··· Dataset rows ···

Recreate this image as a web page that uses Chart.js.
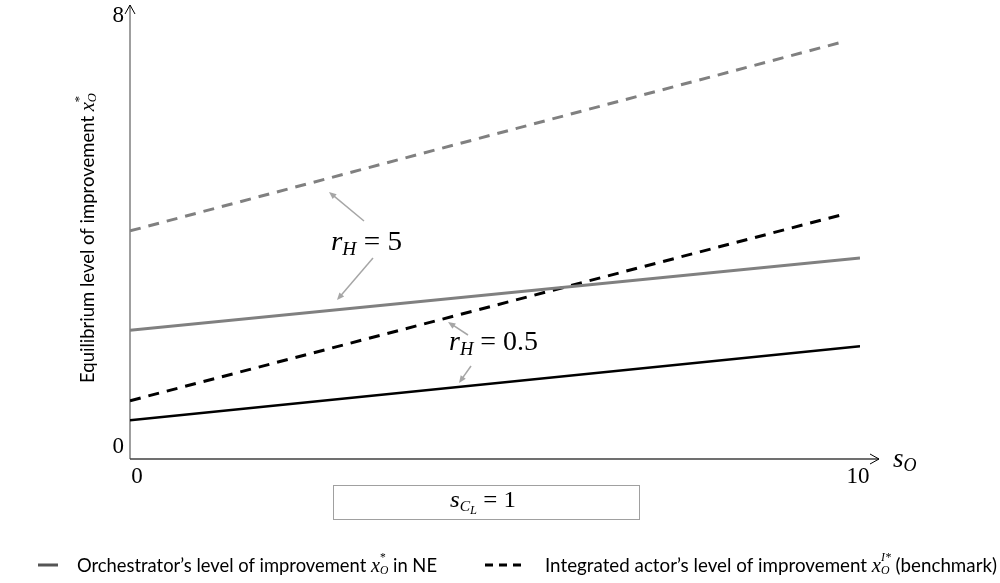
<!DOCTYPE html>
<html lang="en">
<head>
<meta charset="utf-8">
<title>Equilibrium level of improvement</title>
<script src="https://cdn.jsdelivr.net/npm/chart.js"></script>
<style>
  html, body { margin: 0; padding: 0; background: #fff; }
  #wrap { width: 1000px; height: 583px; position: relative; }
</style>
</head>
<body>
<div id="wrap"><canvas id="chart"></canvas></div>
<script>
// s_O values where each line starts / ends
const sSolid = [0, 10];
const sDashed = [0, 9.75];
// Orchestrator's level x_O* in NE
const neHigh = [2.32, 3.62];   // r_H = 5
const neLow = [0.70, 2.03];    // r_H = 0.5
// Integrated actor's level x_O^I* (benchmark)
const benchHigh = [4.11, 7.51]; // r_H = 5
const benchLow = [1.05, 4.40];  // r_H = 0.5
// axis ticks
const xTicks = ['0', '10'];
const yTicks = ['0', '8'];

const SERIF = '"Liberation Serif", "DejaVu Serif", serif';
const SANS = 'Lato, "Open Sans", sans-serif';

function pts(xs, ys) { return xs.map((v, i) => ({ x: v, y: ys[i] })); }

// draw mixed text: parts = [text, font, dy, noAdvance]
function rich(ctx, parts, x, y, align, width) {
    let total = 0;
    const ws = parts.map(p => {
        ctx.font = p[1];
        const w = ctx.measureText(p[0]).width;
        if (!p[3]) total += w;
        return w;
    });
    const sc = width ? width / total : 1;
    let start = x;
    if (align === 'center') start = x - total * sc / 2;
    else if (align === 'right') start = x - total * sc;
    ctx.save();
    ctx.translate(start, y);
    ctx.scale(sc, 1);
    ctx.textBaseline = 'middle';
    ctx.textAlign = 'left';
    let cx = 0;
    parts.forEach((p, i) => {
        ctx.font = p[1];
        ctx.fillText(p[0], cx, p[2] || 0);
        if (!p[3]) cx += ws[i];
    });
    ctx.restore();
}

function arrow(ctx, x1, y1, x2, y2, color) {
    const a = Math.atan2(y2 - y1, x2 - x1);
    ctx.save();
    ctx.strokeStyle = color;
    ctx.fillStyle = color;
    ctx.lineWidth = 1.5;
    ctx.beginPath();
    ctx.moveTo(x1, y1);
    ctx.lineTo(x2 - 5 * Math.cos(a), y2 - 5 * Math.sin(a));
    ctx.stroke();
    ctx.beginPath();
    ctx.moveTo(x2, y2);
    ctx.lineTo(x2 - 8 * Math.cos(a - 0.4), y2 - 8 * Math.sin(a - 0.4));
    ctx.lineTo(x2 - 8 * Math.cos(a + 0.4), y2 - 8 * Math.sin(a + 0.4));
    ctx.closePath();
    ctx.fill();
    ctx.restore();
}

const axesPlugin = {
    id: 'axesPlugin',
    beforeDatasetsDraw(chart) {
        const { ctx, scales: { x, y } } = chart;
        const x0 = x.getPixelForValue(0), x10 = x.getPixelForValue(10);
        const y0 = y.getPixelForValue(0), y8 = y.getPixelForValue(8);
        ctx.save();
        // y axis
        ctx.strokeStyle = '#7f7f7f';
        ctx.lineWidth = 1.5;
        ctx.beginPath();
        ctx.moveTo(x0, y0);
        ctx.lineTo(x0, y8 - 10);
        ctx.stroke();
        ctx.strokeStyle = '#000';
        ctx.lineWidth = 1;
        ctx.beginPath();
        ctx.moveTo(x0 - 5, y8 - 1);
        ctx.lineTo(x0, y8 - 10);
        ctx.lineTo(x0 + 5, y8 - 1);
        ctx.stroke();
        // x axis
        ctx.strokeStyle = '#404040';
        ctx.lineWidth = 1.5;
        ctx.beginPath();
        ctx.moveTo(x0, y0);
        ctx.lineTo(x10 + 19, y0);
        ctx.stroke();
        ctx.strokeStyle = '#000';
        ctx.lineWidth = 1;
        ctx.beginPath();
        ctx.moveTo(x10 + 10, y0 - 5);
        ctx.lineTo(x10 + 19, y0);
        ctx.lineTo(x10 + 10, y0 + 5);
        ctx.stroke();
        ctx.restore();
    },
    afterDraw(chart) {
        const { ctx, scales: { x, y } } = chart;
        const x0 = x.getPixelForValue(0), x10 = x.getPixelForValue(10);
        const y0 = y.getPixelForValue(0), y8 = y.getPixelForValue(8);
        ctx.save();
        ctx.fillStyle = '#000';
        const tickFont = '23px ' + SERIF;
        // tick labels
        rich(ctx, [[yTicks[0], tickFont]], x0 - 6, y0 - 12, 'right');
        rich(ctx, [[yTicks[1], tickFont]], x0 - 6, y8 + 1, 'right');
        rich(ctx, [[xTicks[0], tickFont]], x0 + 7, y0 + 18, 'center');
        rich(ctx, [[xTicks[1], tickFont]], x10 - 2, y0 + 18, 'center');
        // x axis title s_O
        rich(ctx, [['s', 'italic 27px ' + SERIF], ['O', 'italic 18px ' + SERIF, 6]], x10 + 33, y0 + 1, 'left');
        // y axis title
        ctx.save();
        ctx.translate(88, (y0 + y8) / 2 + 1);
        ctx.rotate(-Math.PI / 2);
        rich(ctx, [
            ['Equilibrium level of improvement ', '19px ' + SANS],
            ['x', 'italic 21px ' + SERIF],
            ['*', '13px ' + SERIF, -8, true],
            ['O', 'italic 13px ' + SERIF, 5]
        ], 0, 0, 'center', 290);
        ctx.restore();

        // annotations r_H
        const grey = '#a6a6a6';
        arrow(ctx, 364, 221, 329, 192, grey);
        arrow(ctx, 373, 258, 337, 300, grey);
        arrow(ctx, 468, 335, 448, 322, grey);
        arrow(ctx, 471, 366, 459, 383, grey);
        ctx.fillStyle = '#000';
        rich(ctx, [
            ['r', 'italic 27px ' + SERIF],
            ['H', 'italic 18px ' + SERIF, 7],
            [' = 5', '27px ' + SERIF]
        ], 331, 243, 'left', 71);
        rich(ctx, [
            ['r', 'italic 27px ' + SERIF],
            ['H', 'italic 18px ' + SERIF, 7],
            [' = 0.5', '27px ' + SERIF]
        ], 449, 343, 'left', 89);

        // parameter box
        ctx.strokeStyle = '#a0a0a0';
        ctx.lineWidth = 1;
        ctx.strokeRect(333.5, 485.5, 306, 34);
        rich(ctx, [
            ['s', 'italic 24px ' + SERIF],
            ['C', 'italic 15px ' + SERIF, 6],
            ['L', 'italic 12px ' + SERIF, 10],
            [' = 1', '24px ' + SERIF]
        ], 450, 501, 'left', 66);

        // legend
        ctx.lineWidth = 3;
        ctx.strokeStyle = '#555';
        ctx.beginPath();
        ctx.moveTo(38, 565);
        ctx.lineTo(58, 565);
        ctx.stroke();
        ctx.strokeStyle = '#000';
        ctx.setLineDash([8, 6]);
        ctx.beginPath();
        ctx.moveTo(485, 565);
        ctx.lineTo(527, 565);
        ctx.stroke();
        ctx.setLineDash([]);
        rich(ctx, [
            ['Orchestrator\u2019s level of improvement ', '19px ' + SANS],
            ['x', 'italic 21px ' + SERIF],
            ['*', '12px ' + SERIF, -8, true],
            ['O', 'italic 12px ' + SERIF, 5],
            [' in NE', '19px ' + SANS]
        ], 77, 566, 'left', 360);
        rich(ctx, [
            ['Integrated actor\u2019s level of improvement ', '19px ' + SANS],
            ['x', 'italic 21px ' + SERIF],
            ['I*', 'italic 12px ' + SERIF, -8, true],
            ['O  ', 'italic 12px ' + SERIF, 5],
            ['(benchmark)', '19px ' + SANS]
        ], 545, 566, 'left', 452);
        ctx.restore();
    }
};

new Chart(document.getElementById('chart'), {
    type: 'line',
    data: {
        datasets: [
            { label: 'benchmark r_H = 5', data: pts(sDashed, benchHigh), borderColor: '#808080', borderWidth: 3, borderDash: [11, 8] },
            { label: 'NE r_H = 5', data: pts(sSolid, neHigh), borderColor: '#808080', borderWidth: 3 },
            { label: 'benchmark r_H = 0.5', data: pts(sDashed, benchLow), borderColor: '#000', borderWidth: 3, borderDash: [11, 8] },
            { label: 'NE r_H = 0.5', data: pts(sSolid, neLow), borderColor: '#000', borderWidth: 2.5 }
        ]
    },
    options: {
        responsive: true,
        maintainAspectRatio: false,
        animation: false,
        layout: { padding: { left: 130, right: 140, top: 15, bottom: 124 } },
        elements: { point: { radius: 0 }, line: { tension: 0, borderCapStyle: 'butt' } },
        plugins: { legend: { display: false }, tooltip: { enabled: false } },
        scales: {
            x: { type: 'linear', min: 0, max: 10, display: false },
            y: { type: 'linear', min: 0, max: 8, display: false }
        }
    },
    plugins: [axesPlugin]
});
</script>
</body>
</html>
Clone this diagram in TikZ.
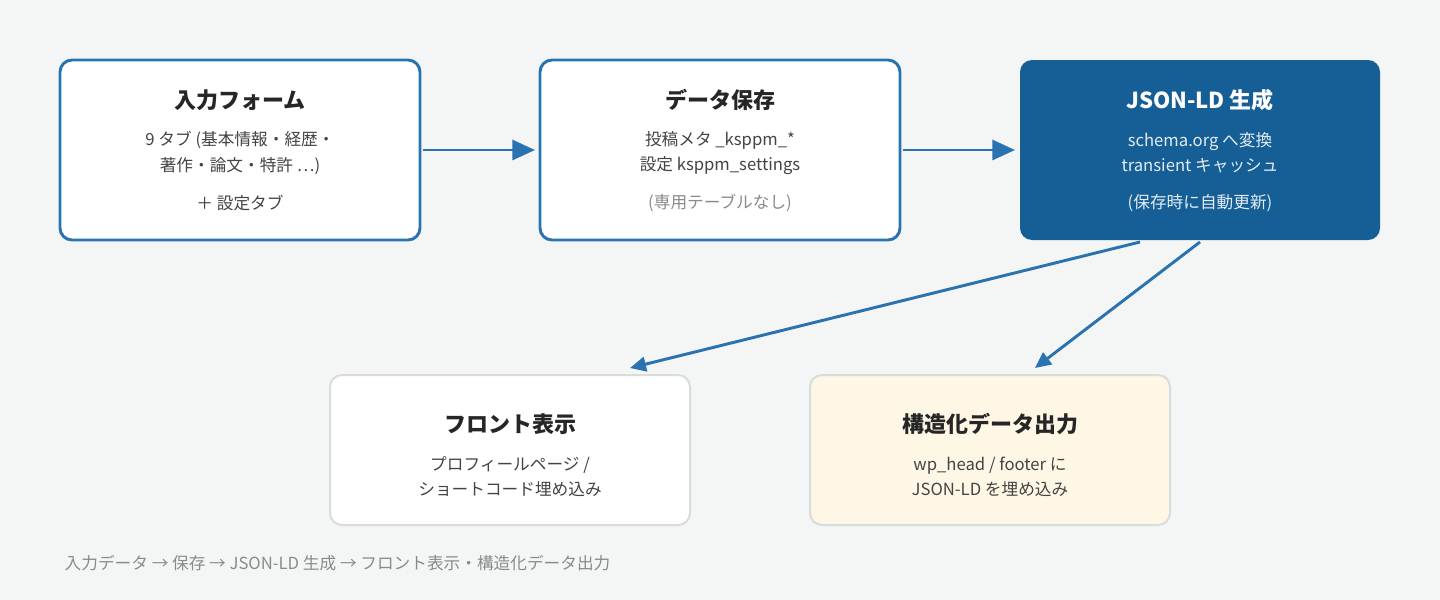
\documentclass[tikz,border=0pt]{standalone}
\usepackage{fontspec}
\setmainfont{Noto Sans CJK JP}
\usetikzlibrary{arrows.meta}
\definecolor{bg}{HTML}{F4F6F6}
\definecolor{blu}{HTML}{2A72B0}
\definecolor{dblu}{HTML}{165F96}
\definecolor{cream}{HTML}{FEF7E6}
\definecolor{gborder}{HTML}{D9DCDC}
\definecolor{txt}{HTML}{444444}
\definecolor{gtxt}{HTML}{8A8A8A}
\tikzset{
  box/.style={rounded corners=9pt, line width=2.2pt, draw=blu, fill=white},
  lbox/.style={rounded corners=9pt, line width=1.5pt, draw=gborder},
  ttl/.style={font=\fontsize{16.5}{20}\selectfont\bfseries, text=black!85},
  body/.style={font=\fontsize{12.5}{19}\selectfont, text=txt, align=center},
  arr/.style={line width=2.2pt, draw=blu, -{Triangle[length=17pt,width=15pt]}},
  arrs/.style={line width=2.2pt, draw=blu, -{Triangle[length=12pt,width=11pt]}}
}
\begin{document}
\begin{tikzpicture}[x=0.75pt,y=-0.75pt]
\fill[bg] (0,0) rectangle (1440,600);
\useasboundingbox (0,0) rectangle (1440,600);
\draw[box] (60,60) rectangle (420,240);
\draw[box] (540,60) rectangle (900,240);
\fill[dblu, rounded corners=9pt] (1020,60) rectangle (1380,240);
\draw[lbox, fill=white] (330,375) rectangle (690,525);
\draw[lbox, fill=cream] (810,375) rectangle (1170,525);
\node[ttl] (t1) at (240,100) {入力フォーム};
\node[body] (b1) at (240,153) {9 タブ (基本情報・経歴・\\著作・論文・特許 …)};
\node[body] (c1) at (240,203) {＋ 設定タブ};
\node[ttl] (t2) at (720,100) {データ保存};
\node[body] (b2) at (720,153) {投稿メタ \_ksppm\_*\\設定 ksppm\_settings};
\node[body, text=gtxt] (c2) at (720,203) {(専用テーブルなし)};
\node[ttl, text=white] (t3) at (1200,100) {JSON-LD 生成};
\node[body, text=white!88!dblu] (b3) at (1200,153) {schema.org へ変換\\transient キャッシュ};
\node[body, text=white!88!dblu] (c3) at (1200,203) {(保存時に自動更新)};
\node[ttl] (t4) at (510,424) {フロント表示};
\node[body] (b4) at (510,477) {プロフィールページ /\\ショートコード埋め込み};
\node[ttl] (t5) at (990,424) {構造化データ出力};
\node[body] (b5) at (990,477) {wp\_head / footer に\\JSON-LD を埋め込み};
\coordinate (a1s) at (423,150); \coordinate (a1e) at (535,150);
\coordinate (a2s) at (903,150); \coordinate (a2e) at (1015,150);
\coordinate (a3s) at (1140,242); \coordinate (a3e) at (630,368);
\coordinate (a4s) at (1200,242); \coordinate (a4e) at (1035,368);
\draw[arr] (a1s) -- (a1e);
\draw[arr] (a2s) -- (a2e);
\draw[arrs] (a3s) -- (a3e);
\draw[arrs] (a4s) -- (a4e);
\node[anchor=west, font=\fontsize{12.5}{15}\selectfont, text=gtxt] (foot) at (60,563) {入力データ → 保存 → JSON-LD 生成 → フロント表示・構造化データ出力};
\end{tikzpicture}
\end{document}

···

Only lines belong in the copy: transcribe those from the start of the data through the line that contains "const yTicks = ['0', '8'];", and skip the pictures.

Recreate this image as a web page that uses Chart.js.
<!DOCTYPE html>
<html lang="en">
<head>
<meta charset="utf-8">
<title>Equilibrium level of improvement</title>
<script src="https://cdn.jsdelivr.net/npm/chart.js"></script>
<style>
  html, body { margin: 0; padding: 0; background: #fff; }
  #wrap { width: 1000px; height: 583px; position: relative; }
</style>
</head>
<body>
<div id="wrap"><canvas id="chart"></canvas></div>
<script>
// s_O values where each line starts / ends
const sSolid = [0, 10];
const sDashed = [0, 9.75];
// Orchestrator's level x_O* in NE
const neHigh = [2.32, 3.62];   // r_H = 5
const neLow = [0.70, 2.03];    // r_H = 0.5
// Integrated actor's level x_O^I* (benchmark)
const benchHigh = [4.11, 7.51]; // r_H = 5
const benchLow = [1.05, 4.40];  // r_H = 0.5
// axis ticks
const xTicks = ['0', '10'];
const yTicks = ['0', '8'];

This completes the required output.